On many occasions I have been asked how do we drive the negotiation meeting.
Here is a simple five-step Negotiation Process that can be applied for successful results in all your negotiating sessions:
Step 1: Analyse the Negotiation Situation
Start by collating all the information relevant to the situation under negotiation. You could apply the Johari Window concept and the data collated could be divided into useful sections. The Johari Window divides the information into four quadrants:
- Known to me and Known to the other person
- Known to me but Unknown to the other person
- Known to other person but Unknown to me
- Unknown to both parties
Applying this to the data you’ve collected can give you critical insights into the other party’s view of the negotiation, and also have you alert for information that you may not have and would like to seek.
Step 2: Develop the Negotiation Framework
The Negotiation Framework in business occurs within the state / country laws of the negotiating parties and within the socially accepted rules of corporate governance. Further, a framework for each negotiation must be outlined, understood and adhered to by all parties. It’s also important to decide what you will do if any of the agreed rules are broken.
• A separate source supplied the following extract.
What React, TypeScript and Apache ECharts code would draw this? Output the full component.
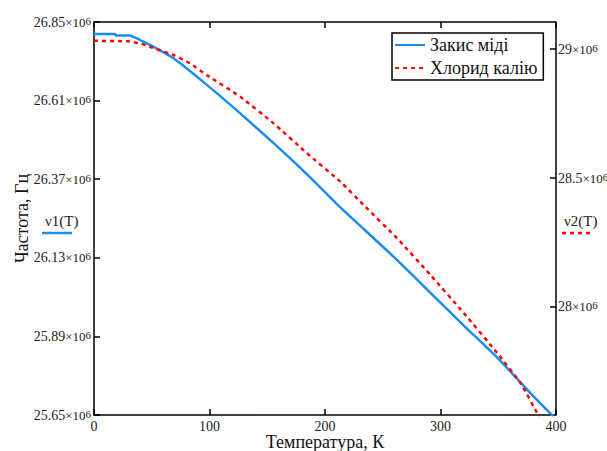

This gives you the critical ability to redirect the negotiation if it drifts to areas that are irrelevant to the negotiation subject.
Step 3: Develop Your BATNA
Your BATNA is your “Best Alternative To a Negotiated Agreement”.
What happens if you can’t reach an agreement. Determining your BATNA before the negotiation begins, is necessary, because it provides you with a measurement index against which you can compare offers made. To determine your BATNA, first list all your alternatives, identify those that can be expanded into practical and attainable ones, then pick out the very best alternative and keep that as your backup position. The stronger your BATNA assessment is, the more powerful you’ll feel when negotiating.
Step 4: Select Your Negotiating Approach
The negotiating style you use will affect the outcome you will get. If you want to build a long-term relationship with your negotiating partner, then you’ll want to make a deal that both of you are happy with (The Win-Win Negotiation Approach). In that scenario, you’ll want to use a problem-solving, collaborative approach. On the other hand, if you want the best deal for yourself and aren’t worried about your negotiating partner getting any payback (i.e., if you’re not interested in a long-term relationship, The Win-Lose Approach) then you can use an aggressive approach.
Step 5: Specify the Optimum Negotiating Environment
Working through the steps above allows you to develop a clear idea of what physical and psychological elements are required to create the best possible environment in which to negotiate.
For example, your negotiating style can determine the seating arrangements and table style for the room. Don’t ignore your physiological elements: you’ll want to arrange your schedule (including any travel) to ensure you will be well rested and alert. Learning to negotiate successfully requires time and practice, with each negotiation providing an opportunity to enhance your knowledge and develop your skill. However, using this five-step Negotiation Process Model can provide you with a solid foundation upon which to build a winning strategy.